**GIVEN ENTRIES**

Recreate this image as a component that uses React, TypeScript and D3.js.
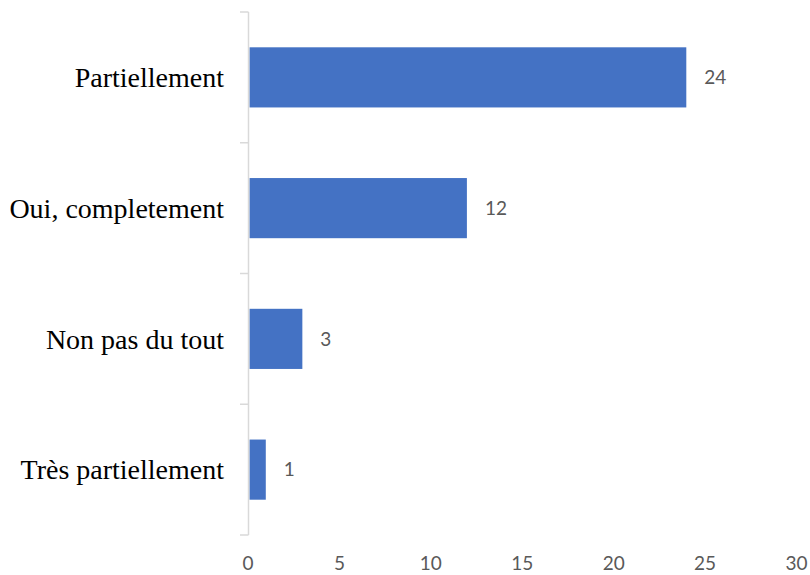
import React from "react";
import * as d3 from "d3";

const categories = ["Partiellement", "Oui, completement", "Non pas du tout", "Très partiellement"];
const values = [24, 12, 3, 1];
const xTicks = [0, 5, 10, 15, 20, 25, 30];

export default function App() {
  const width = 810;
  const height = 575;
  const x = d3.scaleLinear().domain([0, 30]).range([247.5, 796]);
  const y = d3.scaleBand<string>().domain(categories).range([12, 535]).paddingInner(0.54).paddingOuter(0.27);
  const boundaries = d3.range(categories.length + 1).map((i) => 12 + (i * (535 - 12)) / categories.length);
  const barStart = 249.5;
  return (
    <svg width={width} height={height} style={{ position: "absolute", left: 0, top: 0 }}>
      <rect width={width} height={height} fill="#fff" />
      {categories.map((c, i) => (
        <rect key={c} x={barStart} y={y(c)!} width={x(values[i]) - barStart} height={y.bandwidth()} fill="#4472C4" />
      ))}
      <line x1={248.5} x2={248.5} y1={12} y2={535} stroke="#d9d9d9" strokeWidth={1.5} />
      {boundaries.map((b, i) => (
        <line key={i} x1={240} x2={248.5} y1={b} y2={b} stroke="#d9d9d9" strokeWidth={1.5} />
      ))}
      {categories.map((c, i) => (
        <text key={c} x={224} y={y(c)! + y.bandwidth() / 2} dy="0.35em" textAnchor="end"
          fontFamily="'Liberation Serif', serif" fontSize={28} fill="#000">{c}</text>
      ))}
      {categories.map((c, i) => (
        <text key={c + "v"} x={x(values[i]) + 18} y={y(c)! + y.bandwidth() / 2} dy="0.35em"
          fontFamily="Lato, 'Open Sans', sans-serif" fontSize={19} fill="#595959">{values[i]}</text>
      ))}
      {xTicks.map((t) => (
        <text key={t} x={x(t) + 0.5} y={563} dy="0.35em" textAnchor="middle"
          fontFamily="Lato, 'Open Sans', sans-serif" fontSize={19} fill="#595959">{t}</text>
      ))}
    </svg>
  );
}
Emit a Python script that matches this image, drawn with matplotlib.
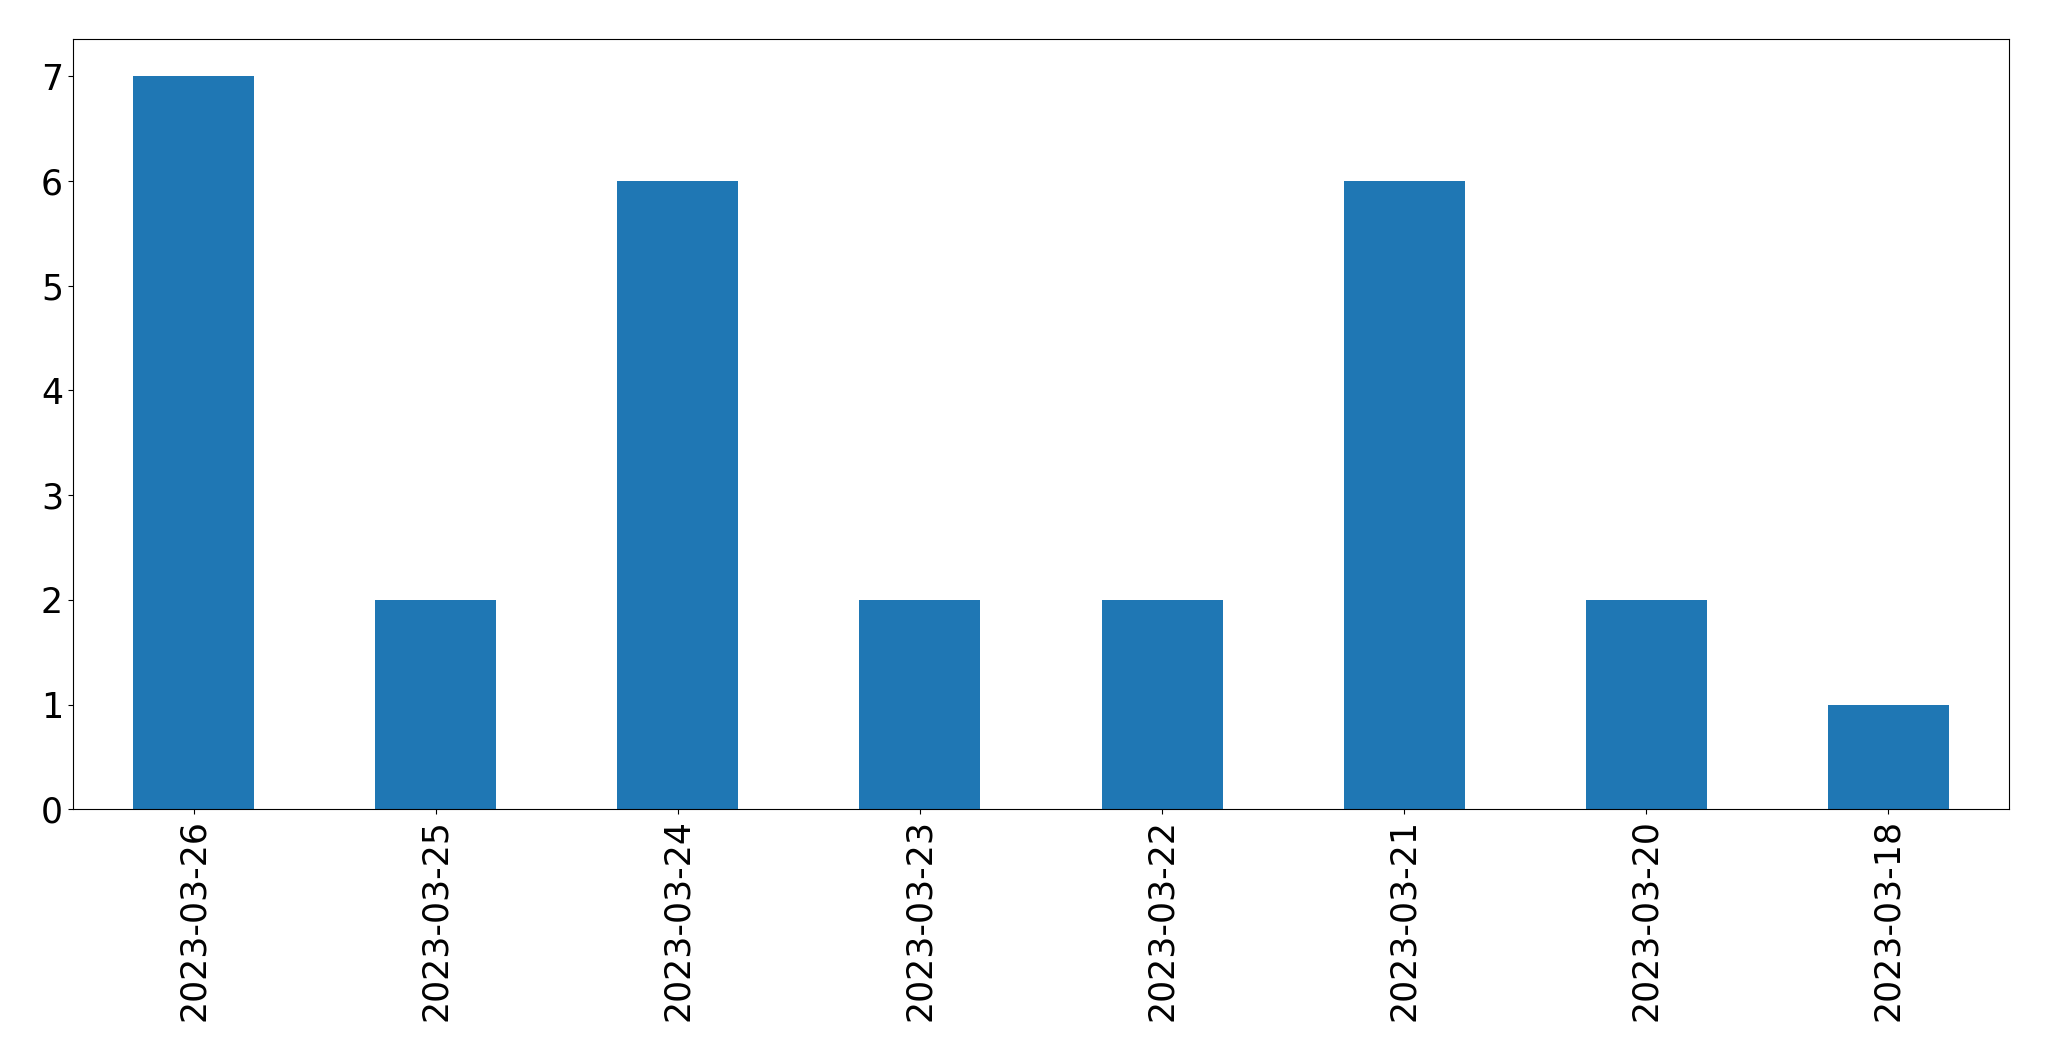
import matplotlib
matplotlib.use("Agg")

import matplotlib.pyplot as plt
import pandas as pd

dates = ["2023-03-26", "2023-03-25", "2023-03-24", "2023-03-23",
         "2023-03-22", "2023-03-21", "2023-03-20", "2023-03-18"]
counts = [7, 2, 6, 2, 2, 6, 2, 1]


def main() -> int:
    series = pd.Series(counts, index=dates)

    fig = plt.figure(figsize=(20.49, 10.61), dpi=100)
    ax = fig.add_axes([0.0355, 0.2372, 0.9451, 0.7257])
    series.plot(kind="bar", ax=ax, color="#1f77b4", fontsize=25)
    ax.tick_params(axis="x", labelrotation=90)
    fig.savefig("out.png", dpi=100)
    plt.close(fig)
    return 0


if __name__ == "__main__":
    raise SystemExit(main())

**REQUIRED TASK**
Excluding the pictures, reproduce every entry exactly as given.

**TASK OUTPUT**
Recreate this image as a component that uses React, TypeScript and D3.js.
import React from "react";
import * as d3 from "d3";

const categories = ["Partiellement", "Oui, completement", "Non pas du tout", "Très partiellement"];
const values = [24, 12, 3, 1];
const xTicks = [0, 5, 10, 15, 20, 25, 30];

export default function App() {
  const width = 810;
  const height = 575;
  const x = d3.scaleLinear().domain([0, 30]).range([247.5, 796]);
  const y = d3.scaleBand<string>().domain(categories).range([12, 535]).paddingInner(0.54).paddingOuter(0.27);
  const boundaries = d3.range(categories.length + 1).map((i) => 12 + (i * (535 - 12)) / categories.length);
  const barStart = 249.5;
  return (
    <svg width={width} height={height} style={{ position: "absolute", left: 0, top: 0 }}>
      <rect width={width} height={height} fill="#fff" />
      {categories.map((c, i) => (
        <rect key={c} x={barStart} y={y(c)!} width={x(values[i]) - barStart} height={y.bandwidth()} fill="#4472C4" />
      ))}
      <line x1={248.5} x2={248.5} y1={12} y2={535} stroke="#d9d9d9" strokeWidth={1.5} />
      {boundaries.map((b, i) => (
        <line key={i} x1={240} x2={248.5} y1={b} y2={b} stroke="#d9d9d9" strokeWidth={1.5} />
      ))}
      {categories.map((c, i) => (
        <text key={c} x={224} y={y(c)! + y.bandwidth() / 2} dy="0.35em" textAnchor="end"
          fontFamily="'Liberation Serif', serif" fontSize={28} fill="#000">{c}</text>
      ))}
      {categories.map((c, i) => (
        <text key={c + "v"} x={x(values[i]) + 18} y={y(c)! + y.bandwidth() / 2} dy="0.35em"
          fontFamily="Lato, 'Open Sans', sans-serif" fontSize={19} fill="#595959">{values[i]}</text>
      ))}
      {xTicks.map((t) => (
        <text key={t} x={x(t) + 0.5} y={563} dy="0.35em" textAnchor="middle"
          fontFamily="Lato, 'Open Sans', sans-serif" fontSize={19} fill="#595959">{t}</text>
      ))}
    </svg>
  );
}
Emit a Python script that matches this image, drawn with matplotlib.
import matplotlib
matplotlib.use("Agg")

import matplotlib.pyplot as plt
import pandas as pd

dates = ["2023-03-26", "2023-03-25", "2023-03-24", "2023-03-23",
         "2023-03-22", "2023-03-21", "2023-03-20", "2023-03-18"]
counts = [7, 2, 6, 2, 2, 6, 2, 1]


def main() -> int:
    series = pd.Series(counts, index=dates)

    fig = plt.figure(figsize=(20.49, 10.61), dpi=100)
    ax = fig.add_axes([0.0355, 0.2372, 0.9451, 0.7257])
    series.plot(kind="bar", ax=ax, color="#1f77b4", fontsize=25)
    ax.tick_params(axis="x", labelrotation=90)
    fig.savefig("out.png", dpi=100)
    plt.close(fig)
    return 0


if __name__ == "__main__":
    raise SystemExit(main())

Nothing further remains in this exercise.